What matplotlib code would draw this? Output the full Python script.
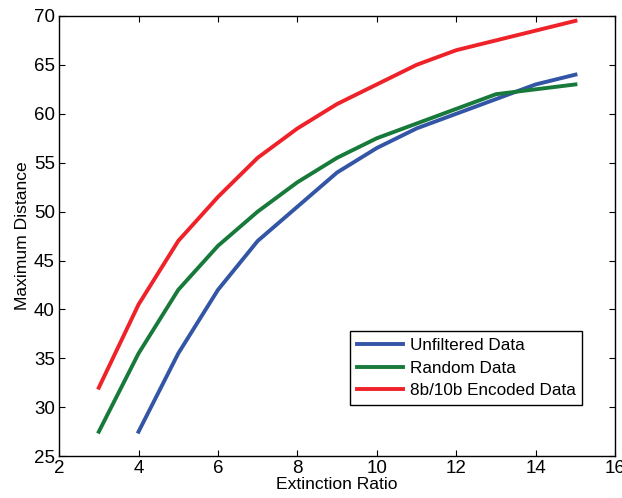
import matplotlib
matplotlib.use("Agg")
import matplotlib.pyplot as plt

plt.rcParams['font.family'] = ['Liberation Sans', 'DejaVu Sans']

x_red = [3, 4, 5, 6, 7, 8, 9, 10, 11, 12, 13, 14, 15]
y_red = [32, 40.5, 47, 51.5, 55.5, 58.5, 61, 63, 65, 66.5, 67.5, 68.5, 69.5]
x_green = [3, 4, 5, 6, 7, 8, 9, 10, 11, 12, 13, 14, 15]
y_green = [27.5, 35.5, 42, 46.5, 50, 53, 55.5, 57.5, 59, 60.5, 62, 62.5, 63]
x_blue = [4, 5, 6, 7, 8, 9, 10, 11, 12, 13, 14, 15]
y_blue = [27.5, 35.5, 42, 47, 50.5, 54, 56.5, 58.5, 60, 61.5, 63, 64]
labels = ["Unfiltered Data", "Random Data", "8b/10b Encoded Data"]

fig = plt.figure(figsize=(6.22, 4.98), dpi=100)
ax = fig.add_axes([0.095, 0.084, 0.894, 0.884])
ax.plot(x_blue, y_blue, color='#3355A5', lw=2.8, label=labels[0])
ax.plot(x_green, y_green, color='#177A3A', lw=2.8, label=labels[1])
ax.plot(x_red, y_red, color='#EE2228', lw=2.8, label=labels[2])
ax.set_xlim(2, 16)
ax.set_ylim(25, 70)
ax.set_xticks(range(2, 17, 2))
ax.set_yticks(range(25, 71, 5))
ax.tick_params(direction='in', top=True, right=True, labelsize=13.5, length=4, width=0.8, pad=3)
for s in ax.spines.values():
    s.set_linewidth(1.0)
ax.set_xlabel("Extinction Ratio", fontsize=12.6, labelpad=0)
ax.set_ylabel("Maximum Distance", fontsize=12.6, labelpad=3)
leg = ax.legend(loc='upper left', bbox_to_anchor=(0.523, 0.284), borderaxespad=0,
                fontsize=12.3, fancybox=False, framealpha=1, edgecolor='black',
                handlelength=2.7, handletextpad=0.4, labelspacing=0.45, borderpad=0.4)
leg.get_frame().set_linewidth(1.0)
fig.savefig("out.png", dpi=100)
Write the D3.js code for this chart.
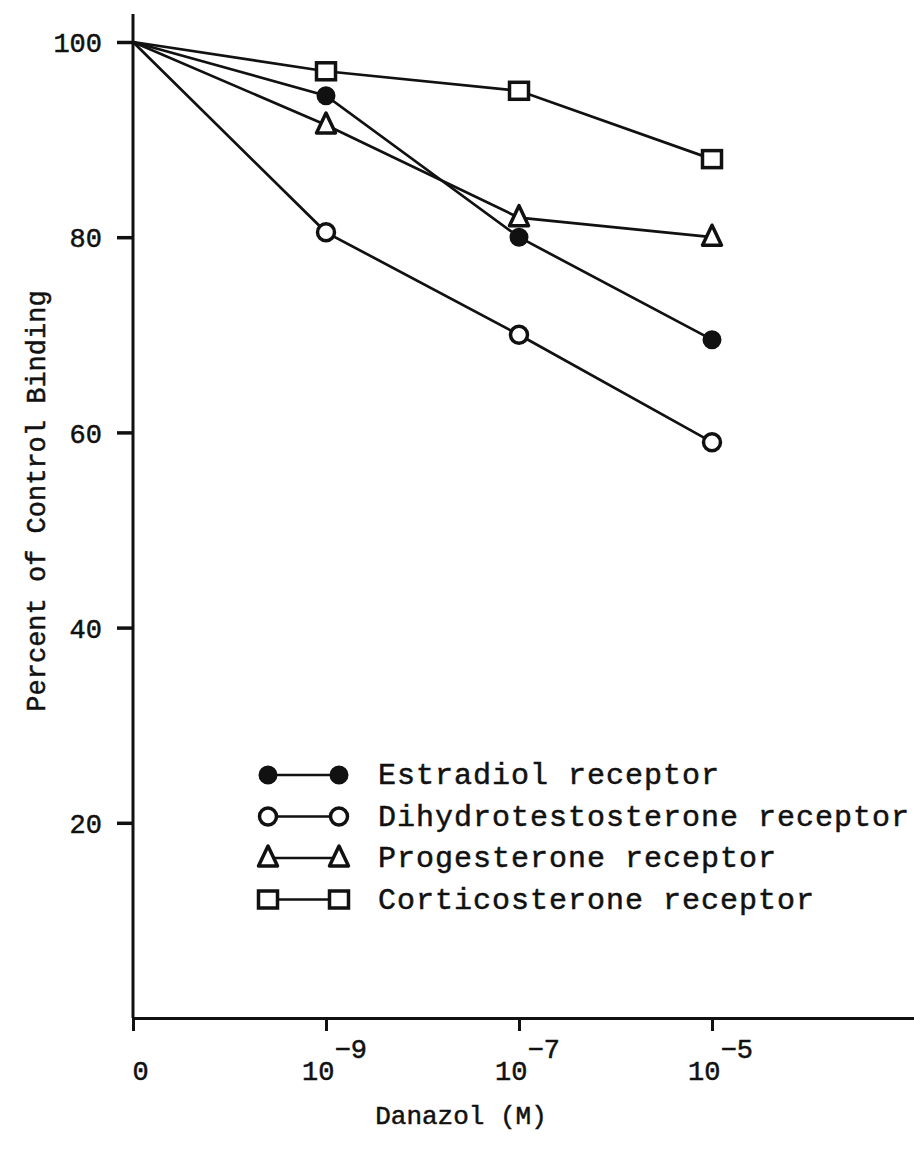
<!DOCTYPE html>
<html>
<head>
<meta charset="utf-8">
<script src="https://cdn.jsdelivr.net/npm/d3@7"></script>
<style>
  body { margin: 0; background: #fff; }
  svg { display: block; }
  text { font-family: "Liberation Mono", "DejaVu Sans Mono", monospace; fill: #111; stroke: #111; stroke-width: 0.5px; }
</style>
</head>
<body>
<div id="chart"></div>
<script>
// dose levels on the x axis (0, then powers of ten)
const doses = [0, 1, 2, 3];
const doseExponents = [null, "\u22129", "\u22127", "\u22125"];

// percent of control binding, one array per receptor
const estradiol = [100, 94.5, 80, 69.5];
const dihydrotestosterone = [100, 80.5, 70, 59];
const progesterone = [100, 91.5, 82, 80];
const corticosterone = [100, 97, 95, 88];

const yTicks = [20, 40, 60, 80, 100];

const series = [
  { name: "Estradiol receptor", values: estradiol, symbol: "filled" },
  { name: "Dihydrotestosterone receptor", values: dihydrotestosterone, symbol: "circle" },
  { name: "Progesterone receptor", values: progesterone, symbol: "triangle" },
  { name: "Corticosterone receptor", values: corticosterone, symbol: "square" }
];

const width = 914, height = 1152;

const svg = d3.select("#chart")
  .append("svg")
  .attr("width", width)
  .attr("height", height);

// scales (x axis runs past the last dose to the right edge)
const x = d3.scaleLinear().domain([0, 4.1]).range([133, 133 + 4.1 * 193]);
const y = d3.scaleLinear().domain([0, 100]).range([1018, 42]);

// y axis
const yAxis = svg.append("g")
  .attr("transform", `translate(${x(0)},0)`)
  .call(d3.axisLeft(y).tickValues(yTicks).tickSize(16).tickPadding(15).tickSizeOuter(0));
yAxis.select(".domain").remove();
yAxis.append("line")
  .attr("x1", 0).attr("x2", 0)
  .attr("y1", 14).attr("y2", y(0))
  .attr("stroke", "#111").attr("stroke-width", 3);
yAxis.selectAll(".tick line").attr("stroke", "#111").attr("stroke-width", 3.5);
yAxis.selectAll(".tick text")
  .attr("font-size", "27px")
  .attr("font-family", "Liberation Mono")
  .attr("dy", "0.36em")
  .attr("fill", "#111");

// x axis
const xAxis = svg.append("g")
  .attr("transform", `translate(0,${y(0)})`)
  .call(d3.axisBottom(x).tickValues(doses).tickSize(13).tickFormat("").tickSizeOuter(0));
xAxis.select(".domain").attr("stroke", "#111").attr("stroke-width", 3);
xAxis.selectAll(".tick line").attr("stroke", "#111").attr("stroke-width", 3);

const xLabels = xAxis.selectAll(".tick")
  .append("text")
  .attr("y", 62)
  .attr("font-size", "27px")
  .attr("font-family", "Liberation Mono")
  .attr("fill", "#111")
  .attr("text-anchor", "middle");
xLabels.each(function (d, i) {
  const t = d3.select(this);
  if (doseExponents[i] === null) {
    t.attr("x", 7).text("0");
  } else {
    t.attr("x", 8);
    t.append("tspan").text("10");
    t.append("tspan").attr("dy", -22).text(doseExponents[i]);
  }
});

// axis titles
svg.append("text")
  .attr("x", 461).attr("y", 1124)
  .attr("text-anchor", "middle")
  .attr("font-size", "26px")
  .text("Danazol (M)");

svg.append("text")
  .attr("transform", "translate(45,501) rotate(-90)")
  .attr("text-anchor", "middle")
  .attr("font-size", "27px")
  .text("Percent of Control Binding");

// symbols
function drawSymbol(g, kind, cx, cy) {
  if (kind === "filled") {
    g.append("circle").attr("cx", cx).attr("cy", cy).attr("r", 8.5)
      .attr("fill", "#111").attr("stroke", "#111").attr("stroke-width", 2);
  } else if (kind === "circle") {
    g.append("circle").attr("cx", cx).attr("cy", cy).attr("r", 8.5)
      .attr("fill", "#fff").attr("stroke", "#111").attr("stroke-width", 3.5);
  } else if (kind === "triangle") {
    g.append("path")
      .attr("d", `M${cx},${cy - 12}L${cx + 9.5},${cy + 8}L${cx - 9.5},${cy + 8}Z`)
      .attr("fill", "#fff").attr("stroke", "#111").attr("stroke-width", 3.5)
      .attr("stroke-linejoin", "round");
  } else {
    g.append("rect").attr("x", cx - 9.5).attr("y", cy - 8.5).attr("width", 19).attr("height", 17)
      .attr("fill", "#fff").attr("stroke", "#111").attr("stroke-width", 3.5);
  }
}

const line = d3.line()
  .x((d, i) => x(doses[i]))
  .y(d => y(d));

const plot = svg.append("g");
series.forEach(s => {
  plot.append("path")
    .datum(s.values)
    .attr("d", line)
    .attr("fill", "none")
    .attr("stroke", "#111")
    .attr("stroke-width", 2.7);
});
series.forEach(s => {
  const g = plot.append("g");
  s.values.forEach((v, i) => {
    if (i === 0) return;
    drawSymbol(g, s.symbol, x(doses[i]), y(v));
  });
});

// legend
const legend = svg.append("g");
series.forEach((s, i) => {
  const ly = 775 + i * 41.5;
  const g = legend.append("g");
  g.append("line")
    .attr("x1", 268).attr("x2", 339)
    .attr("y1", ly).attr("y2", ly)
    .attr("stroke", "#111").attr("stroke-width", 2.7);
  drawSymbol(g, s.symbol, 268, ly);
  drawSymbol(g, s.symbol, 339, ly);
  g.append("text")
    .attr("x", 378).attr("y", ly + 9)
    .attr("font-size", "30px")
    .attr("letter-spacing", "1px")
    .text(s.name);
});
</script>
</body>
</html>
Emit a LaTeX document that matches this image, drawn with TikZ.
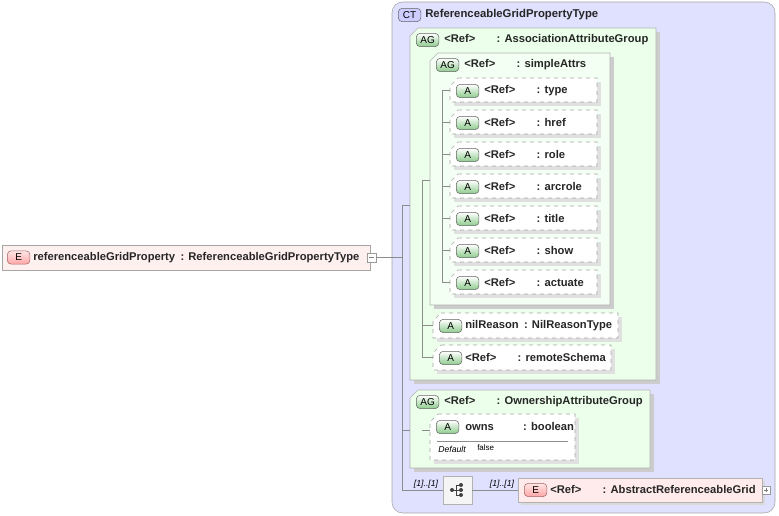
\documentclass[tikz,border=0pt]{standalone}
\usepackage{fontspec}
\setmainfont{Liberation Sans}
\begin{document}
\begin{tikzpicture}[x=0.75pt,y=-0.75pt,
 lbl/.style={font=\bfseries\fontsize{8.4}{9}\selectfont,anchor=west,text=black!85,inner sep=0},
 badge/.style={draw=black!60,rounded corners=3pt,font=\fontsize{7.5}{8}\selectfont,minimum width=17pt,minimum height=10pt,inner sep=0},
 abadge/.style={badge,fill=green!25!black!10,top color=white,bottom color=green!55!black!45},
 ebadge/.style={badge,top color=red!10,bottom color=red!35,draw=red!40!black!60},
 conn/.style={draw=black!45,line width=0.5pt},
 attr/.style={draw=black!35,dashed,fill=white}]
\useasboundingbox (0,0) rectangle (779,516);
% CT
\draw[draw=black!35,fill=blue!12!white,rounded corners=8pt] (392,2) rectangle (775,513);
\node[badge,fill=blue!20,anchor=west] (ct) at (398,15) {CT};
\node[lbl,font=\bfseries\fontsize{8.5}{9}\selectfont] (ctt) at (425,15) {ReferenceableGridPropertyType};
% left element
\draw[draw=black!35,fill=red!6] (2,245) rectangle (370,270);
\node[ebadge,anchor=west] (e1) at (7,257.5) {E};
\node[lbl] (e1t) at (33,257.5) {referenceableGridProperty\hspace{4pt}: ReferenceableGridPropertyType};
\draw[draw=black!40,fill=white] (367,253) rectangle (376,262);
\draw[black!50] (369,257.5)--(374,257.5);
\coordinate (lp) at (376,257.5);
% AG1
\fill[black!20] (414,32) -- (660,32) -- (660,384) -- (414,384) -- cycle;
\draw[draw=black!30,fill=green!8] (418,28) -- (656,28) -- (656,380) -- (410,380) -- (410,36) -- cycle;
\node[abadge,anchor=west] (ag1) at (416,40) {AG};
\node[lbl] (ag1t) at (444,40) {<Ref>\hspace{16pt}: AssociationAttributeGroup};
% AG2
\fill[black!20] (434,57) -- (614,57) -- (614,309) -- (434,309) -- cycle;
\draw[draw=black!30,fill=green!5] (438,53) -- (610,53) -- (610,305) -- (430,305) -- (430,61) -- cycle;
\node[abadge,anchor=west] (ag2) at (436,65) {AG};
\node[lbl] (ag2t) at (464,65) {<Ref>\hspace{16pt}: simpleAttrs};
% attributes
\foreach \n/\y/\t in {a1/90/type,a2/122/href,a3/154/role,a4/186/arcrole,a5/218/title,a6/250/show,a7/282/actuate}{
 \fill[black!12] (454,\y-8) rectangle (601,\y+16);
 \draw[attr] (458,\y-12) -- (597,\y-12) -- (597,\y+12) -- (450,\y+12) -- (450,\y-4) -- cycle;
 \node[abadge,anchor=west] (\n) at (456,\y+1) {A};
 \node[lbl] at (484,\y+0.5) {<Ref>\hspace{16pt}: \t};
}
\fill[black!12] (437,317) rectangle (622,342);
\draw[attr] (441,313) -- (618,313) -- (618,338) -- (433,338) -- (433,321) -- cycle;
\node[abadge,anchor=west] (nr) at (439,326) {A};
\node[lbl] at (465,325.5) {nilReason\hspace{4pt}: NilReasonType};
\fill[black!12] (437,349) rectangle (615,374);
\draw[attr] (441,345) -- (611,345) -- (611,370) -- (433,370) -- (433,353) -- cycle;
\node[abadge,anchor=west] (rs) at (439,358) {A};
\node[lbl] at (465,357.5) {<Ref>\hspace{16pt}: remoteSchema};
% AG3
\fill[black!20] (414,394) -- (654,394) -- (654,472) -- (414,472) -- cycle;
\draw[draw=black!30,fill=green!8] (418,390) -- (650,390) -- (650,468) -- (410,468) -- (410,398) -- cycle;
\node[abadge,anchor=west] (ag3) at (416,402) {AG};
\node[lbl] (ag3t) at (444,401.5) {<Ref>\hspace{16pt}: OwnershipAttributeGroup};
\fill[black!12] (434,418) rectangle (579,464);
\draw[attr] (438,414) -- (575,414) -- (575,460) -- (430,460) -- (430,422) -- cycle;
\node[abadge,anchor=west] (ow) at (436,427) {A};
\node[lbl] at (465,426.5) {owns\hspace{22pt}: boolean};
\draw[black!45] (437,441) -- (568,441);
\node[anchor=west,inner sep=0,font=\itshape\fontsize{6.5}{7}\selectfont] at (438,449) {Default};
\node[anchor=west,inner sep=0,font=\fontsize{6}{7}\selectfont] at (477,447.5) {false};
% sequence
\draw[draw=black!30,fill=black!4] (443,476) rectangle (472,504);
\node[inner sep=0] (seq) at (457.5,490) {};
\draw[black!75,line width=0.7pt] (452,490)--(456,490) (456,485)--(456,495) (456,485)--(461,485) (456,490)--(461,490) (456,495)--(461,495);
\fill[black!75] (452,490) circle[radius=1.5pt] (461,485) circle[radius=1.5pt] (461,490) circle[radius=1.5pt] (461,495) circle[radius=1.5pt];
\node[font=\itshape\fontsize{6.5}{7}\selectfont,inner sep=0] at (426,484) {[1]..[1]};
\node[font=\itshape\fontsize{6.5}{7}\selectfont,inner sep=0] at (502,484) {[1]..[1]};
\fill[black!15] (521,481) rectangle (765,505);
\draw[draw=black!30,fill=red!8] (518,478) rectangle (762,502);
\node[ebadge,anchor=west] (e2) at (524,490) {E};
\node[lbl] at (550,489.5) {<Ref>\hspace{16pt}: AbstractReferenceableGrid};
\draw[draw=black!40,fill=white] (762,486) rectangle (770,494);
\draw[black!50] (764,490)--(768,490) (766,488)--(766,492);
% connectors
\draw[conn] (lp) -- (402,257.5);
\draw[conn] (402,205) -- (402,490);
\draw[conn] (402,205) -- (410,205);
\draw[conn] (402,430) -- (410,430);
\draw[conn] (402,490) -- (443,490);
\draw[conn] (472,490) -- (518,490);
\draw[conn] (422,180) -- (422,357);
\draw[conn] (422,180) -- (430,180);
\draw[conn] (422,325) -- (433,325);
\draw[conn] (422,357) -- (433,357);
\draw[conn] (442,90) -- (442,282);
\foreach \y in {90,122,154,186,218,250,282} \draw[conn] (442,\y) -- (450,\y);
\draw[conn] (422,430) -- (430,430);
\end{tikzpicture}
\end{document}
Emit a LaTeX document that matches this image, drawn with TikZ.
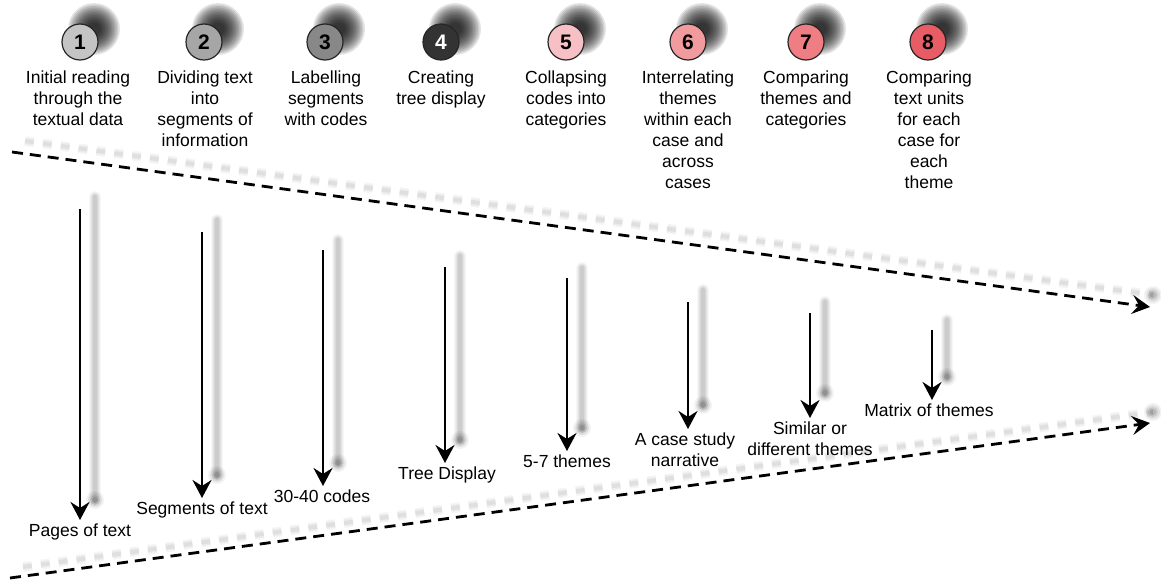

+++

* PROBLEM TO SOLVE: Word for word, restate the lines beginning with the one that has "Write the D3.js code for this chart." and ending with the one that has "const yTicks = [20, 40, 60, 80, 100];". Keep both ends and skip any pictures.

* COMPLETE ANSWER:
Write the D3.js code for this chart.
<!DOCTYPE html>
<html>
<head>
<meta charset="utf-8">
<script src="https://cdn.jsdelivr.net/npm/d3@7"></script>
<style>
  body { margin: 0; background: #fff; }
  svg { display: block; }
  text { font-family: "Liberation Mono", "DejaVu Sans Mono", monospace; fill: #111; stroke: #111; stroke-width: 0.5px; }
</style>
</head>
<body>
<div id="chart"></div>
<script>
// dose levels on the x axis (0, then powers of ten)
const doses = [0, 1, 2, 3];
const doseExponents = [null, "\u22129", "\u22127", "\u22125"];

// percent of control binding, one array per receptor
const estradiol = [100, 94.5, 80, 69.5];
const dihydrotestosterone = [100, 80.5, 70, 59];
const progesterone = [100, 91.5, 82, 80];
const corticosterone = [100, 97, 95, 88];

const yTicks = [20, 40, 60, 80, 100];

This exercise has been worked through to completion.